DOJ gears up to solve 330% congestion in all BuCor’s prison facilities nationwide
Justice Secretary Jesus Crispin C. Remulla said the Department of Justice (DOJ) is doing everything to resolve the 330 percent congestion in the prison facilities of the Bureau of Corrections (BuCor) nationwide.
During the joint press conference of the DOJ and the Department of the Interior and Local Government (DILG) on Thursday, July 21, Remulla said he has met with officials to speed up the release of qualified persons deprived of liberty (PDLs).
He said he met last Wednesday, July 20, officials of both the Board of Pardons and Parole (BPP) and the Parole and Probation Administration (PPA) to see what can be done to speed up the releasing of inmates.
“Sila talaga ang pwede mag-release ng maraming tao (They have the ability to release more people),” he explained.
But he said: “We still need more manpower to do it so that we can process the persons deprived of liberty faster.”
Thus, he said, he met with Public Attorney’s Office (PAO) Chief Persida V. Rueda-Acosta on the possibility of helping out the BPP and the PPA.
Also, Remulla said that BuCor is also fast tracking the digitization of a single system for the carpetas or prison records of PDLs.
“We are pushing for that double time,” he said.
He lamented that carpetas remain to be written manually and have yet to be fully digitized and made available online for government agencies in need of the prison records.

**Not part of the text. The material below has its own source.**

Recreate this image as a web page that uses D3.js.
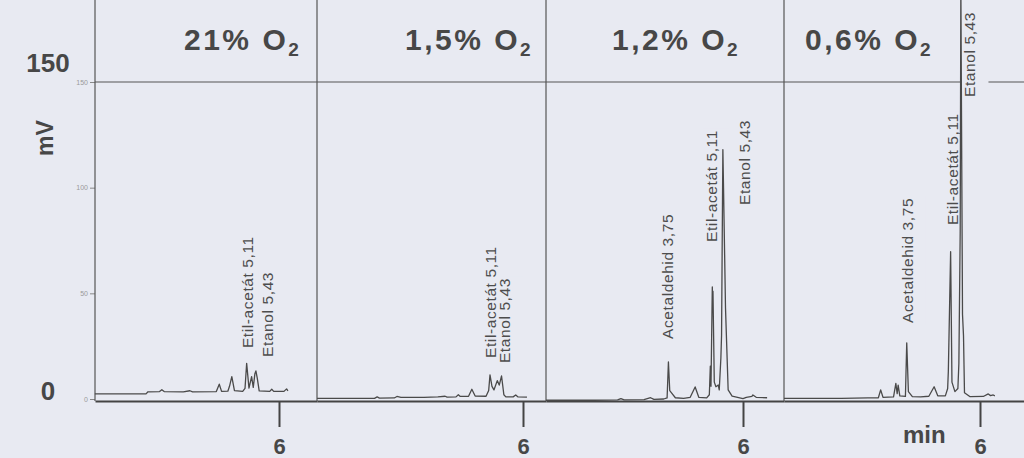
<!DOCTYPE html>
<html>
<head>
<meta charset="utf-8">
<script src="https://cdn.jsdelivr.net/npm/d3@7"></script>
<style>
  body { margin: 0; background: #e8eaf2; }
  svg { display: block; font-family: "Liberation Sans", Arial, sans-serif; }
</style>
</head>
<body>
<div id="chart"></div>
<script>
// Oxygen levels of the four runs (panel titles)
var oxygen = ['21%', '1,5%', '1,2%', '0,6%'];

// Chromatogram traces: [retention time (min), signal (mV)]
var trace21 = [
  [0.42, 2.4], [1.97, 2.4], [2.03, 3.4], [2.38, 3.5], [2.45, 4.4], [2.52, 3.5],
  [3.10, 3.4], [3.30, 3.9], [3.38, 3.4], [4.10, 3.5], [4.19, 7.0], [4.26, 3.6],
  [4.45, 3.7], [4.50, 6.0], [4.57, 10.6], [4.65, 4.0], [4.90, 3.6], [4.97, 5.0],
  [5.02, 16.9], [5.09, 5.1], [5.17, 10.6], [5.22, 5.5], [5.27, 12.0], [5.30, 13.3],
  [5.34, 10.0], [5.40, 3.8], [5.72, 3.6], [5.78, 4.6], [5.84, 3.6], [6.15, 3.6],
  [6.23, 4.8], [6.27, 3.8]
];
var trace15 = [
  [-0.24, 0.3], [1.50, 0.3], [1.58, 1.0], [1.65, 0.4], [2.10, 0.5], [2.18, 1.2],
  [2.30, 0.8], [3.00, 0.8], [3.42, 1.0], [3.64, 1.3], [3.70, 0.9], [3.97, 1.0],
  [4.04, 2.0], [4.10, 1.2], [4.35, 1.3], [4.45, 4.6], [4.55, 1.4], [4.88, 1.3],
  [4.96, 4.0], [5.00, 11.4], [5.06, 6.0], [5.12, 4.3], [5.22, 8.7], [5.28, 6.6],
  [5.35, 10.9], [5.42, 2.0], [5.48, 1.0], [5.70, 1.0], [5.78, 1.9], [5.85, 1.0],
  [6.12, 0.9]
];
var trace12 = [
  [0.03, -0.6], [1.50, -0.6], [2.20, -0.4], [2.30, 0.2], [2.40, -0.4], [3.00, -0.3],
  [3.20, 0.6], [3.30, -0.2], [3.60, 0.0], [3.70, 0.5], [3.74, 17.5], [3.78, 4.0],
  [3.84, 2.8], [3.95, 0.6], [4.20, 0.3], [4.40, 0.8], [4.55, 5.7], [4.66, 0.8],
  [4.90, 0.5], [4.98, 2.0], [5.01, 15.6], [5.03, 6.0], [5.07, 53.0], [5.08, 45.0],
  [5.09, 51.0], [5.13, 8.0], [5.18, 5.8], [5.25, 6.6], [5.28, 4.3], [5.33, 19.5],
  [5.35, 30.0], [5.39, 118.0], [5.41, 100.0], [5.47, 43.0], [5.55, 4.3], [5.67, 1.4],
  [6.00, 0.2], [6.10, 0.8], [6.27, 1.2], [6.30, 1.9], [6.40, 0.8], [6.73, 0.6]
];
var trace06 = [
  [0.06, 0.3], [1.80, 0.3], [2.60, 0.5], [2.92, 0.6], [2.99, 4.3], [3.06, 0.8],
  [3.38, 1.0], [3.45, 7.4], [3.49, 2.5], [3.52, 6.6], [3.57, 1.5], [3.74, 1.2],
  [3.78, 26.6], [3.83, 3.5], [3.95, 1.1], [4.20, 1.0], [4.45, 1.3], [4.61, 5.8],
  [4.72, 1.5], [4.95, 1.5], [5.02, 5.0], [5.04, 12.9], [5.11, 69.7], [5.15, 8.0],
  [5.24, 3.5], [5.33, 5.0], [5.36, 16.9], [5.40, 79.0], [5.42, 195.0], [5.47, 40.0],
  [5.50, 30.0], [5.53, 3.0], [5.70, 1.1], [6.10, 1.2], [6.25, 2.4], [6.32, 1.6],
  [6.40, 1.9], [6.45, 1.5]
];
var traces = [trace21, trace15, trace12, trace06];

// Identified compounds and their retention times
var compounds = ['Acetaldehid', 'Etil-acetát', 'Etanol'];
var retention = ['3,75', '5,11', '5,43'];
// which compounds are annotated in each panel
var annotated = [[1, 2], [1, 2], [0, 1, 2], [0, 1, 2]];

// Axis ticks
var yTicks = [0, 50, 100, 150];
var xTicks = [6];

// ---- layout ----
var svgWidth = 1024;
var svgHeight = 458;
var panelEdges = [[95, 317], [317, 546], [546, 784], [784, 1024]];
var sixAt = [279, 523, 743, 980];     // pixel where 6 min falls in each panel
var pxPerMin = 33;
var titleX = [184, 405, 612, 805];
// label anchors (min, mV at the foot of the label), per panel
var labelAnchors = [
  [[5.03, 24.1], [5.64, 19.9]],
  [[5.00, 19.4], [5.45, 17.0]],
  [[3.70, 28.4], [5.03, 74.3], [6.03, 91.8]],
  [[3.79, 36.0], [5.15, 82.3], [5.69, 142.9]]
];

var ink = '#474747';
var bg = '#e8eaf2';

var svg = d3.select('#chart')
  .append('svg')
  .attr('width', svgWidth)
  .attr('height', svgHeight);

svg.append('rect')
  .attr('width', svgWidth)
  .attr('height', svgHeight)
  .attr('fill', bg);

// shared signal scale
var yScale = d3.scaleLinear()
  .domain([0, 150])
  .range([399, 82]);

var axisY = yScale(0) + 2;

// 150 mV line running across all panels
svg.append('line')
  .attr('x1', panelEdges[0][0]).attr('x2', svgWidth)
  .attr('y1', yScale(150)).attr('y2', yScale(150))
  .attr('stroke', '#555')
  .attr('stroke-width', 1.2);

// left signal axis with the small instrument tick labels
var leftAxis = d3.axisLeft(yScale)
  .tickValues(yTicks)
  .tickSize(5)
  .tickPadding(2);

var yAxis = svg.append('g')
  .attr('transform', `translate(${panelEdges[0][0]}, 0)`)
  .call(leftAxis);
yAxis.select('.domain').remove();
yAxis.selectAll('line').attr('stroke', '#888');
yAxis.selectAll('text')
  .attr('fill', '#9a9a9a')
  .attr('font-size', '7px')
  .attr('font-family', '"Liberation Sans", Arial, sans-serif');

// big axis annotations
svg.append('text')
  .attr('x', 48).attr('y', yScale(150) - 10)
  .attr('text-anchor', 'middle')
  .attr('font-size', '26px').attr('font-weight', 'bold')
  .attr('fill', ink)
  .text('150');

svg.append('text')
  .attr('x', 48).attr('y', yScale(0) + 1)
  .attr('text-anchor', 'middle')
  .attr('font-size', '26px').attr('font-weight', 'bold')
  .attr('fill', ink)
  .text('0');

svg.append('text')
  .attr('transform', `translate(53, 138) rotate(-90)`)
  .attr('text-anchor', 'middle')
  .attr('font-size', '23px').attr('font-weight', 'bold')
  .attr('fill', ink)
  .text('mV');

svg.append('text')
  .attr('x', 903).attr('y', 443)
  .attr('font-size', '24px').attr('font-weight', 'bold')
  .attr('fill', ink)
  .text('min');

var line = d3.line();

panelEdges.forEach(function(edge, i) {
  var xScale = d3.scaleLinear()
    .domain([6 + (edge[0] - sixAt[i]) / pxPerMin, 6 + (edge[1] - sixAt[i]) / pxPerMin])
    .range(edge);

  var g = svg.append('g').attr('class', 'panel');

  // panel border on the left
  g.append('line')
    .attr('x1', edge[0]).attr('x2', edge[0])
    .attr('y1', 0).attr('y2', axisY)
    .attr('stroke', '#555')
    .attr('stroke-width', 1.2);

  // title
  var title = g.append('text')
    .attr('x', titleX[i]).attr('y', 50)
    .attr('font-size', '30px').attr('font-weight', 'bold')
    .attr('letter-spacing', '2.5px')
    .attr('fill', ink);
  title.append('tspan').text(oxygen[i] + ' O');
  title.append('tspan')
    .attr('font-size', '19px')
    .attr('dy', 6)
    .text('2');

  // time axis
  var bottomAxis = d3.axisBottom(xScale)
    .tickValues(xTicks)
    .tickSize(26)
    .tickSizeOuter(0)
    .tickPadding(11)
    .tickFormat(d3.format('d'));

  var xAxis = g.append('g')
    .attr('transform', `translate(0, ${axisY})`)
    .call(bottomAxis);
  xAxis.select('.domain')
    .attr('stroke', '#444')
    .attr('stroke-width', 2);
  xAxis.selectAll('.tick line')
    .attr('stroke', '#444')
    .attr('stroke-width', 2);
  xAxis.selectAll('.tick text')
    .attr('fill', ink)
    .attr('font-size', '22px')
    .attr('font-weight', 'bold')
    .attr('font-family', '"Liberation Sans", Arial, sans-serif');

  // compound labels
  var labels = annotated[i].map(function(c, k) {
    return { text: compounds[c] + ' ' + retention[c], t: labelAnchors[i][k][0], v: labelAnchors[i][k][1] };
  });

  var backs = g.append('g');
  var traceLayer = g.append('g');
  var fronts = g.append('g');

  fronts.selectAll('.peak-label')
    .data(labels)
    .enter()
    .append('text')
    .attr('class', 'peak-label')
    .attr('transform', d => `translate(${xScale(d.t)}, ${yScale(d.v)}) rotate(-90)`)
    .attr('dy', '0.36em')
    .attr('font-size', '15.5px')
    .attr('letter-spacing', '0.6px')
    .attr('fill', '#4d4d4d')
    .text(d => d.text)
    .each(function(d) {
      // paper-coloured patch behind the label so lines break around it
      var box = this.getBBox();
      backs.append('rect')
        .attr('transform', `translate(${xScale(d.t)}, ${yScale(d.v)}) rotate(-90)`)
        .attr('x', box.x - 2).attr('y', box.y + box.height * 0.36 - 6)
        .attr('width', box.width + 4).attr('height', box.height + 10)
        .attr('fill', bg);
    });

  // chromatogram trace
  traceLayer.append('path')
    .datum(traces[i])
    .attr('fill', 'none')
    .attr('stroke', '#4a4a4a')
    .attr('stroke-width', 1.3)
    .attr('stroke-linejoin', 'round')
    .attr('d', line.x(d => xScale(d[0])).y(d => yScale(d[1])));
});
</script>
</body>
</html>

“It’s a new way of doing things, make everything more visible for the BPP and PPA. Mas marami talagang mapa process (More carpetas can be processed for release),” he said.
He said he has recommended to President Ferdinand “Bongbong” Marcos Jr. a person to be appointed as DOJ assistant secretary for digital infrastructure.
He explained that the digital infrastructure undersecretary “will check everything for the DOJ family para mas maging efficient ang information na aming pino-process (so that the processing of information will be more efficient) for all from prosecution to correction.”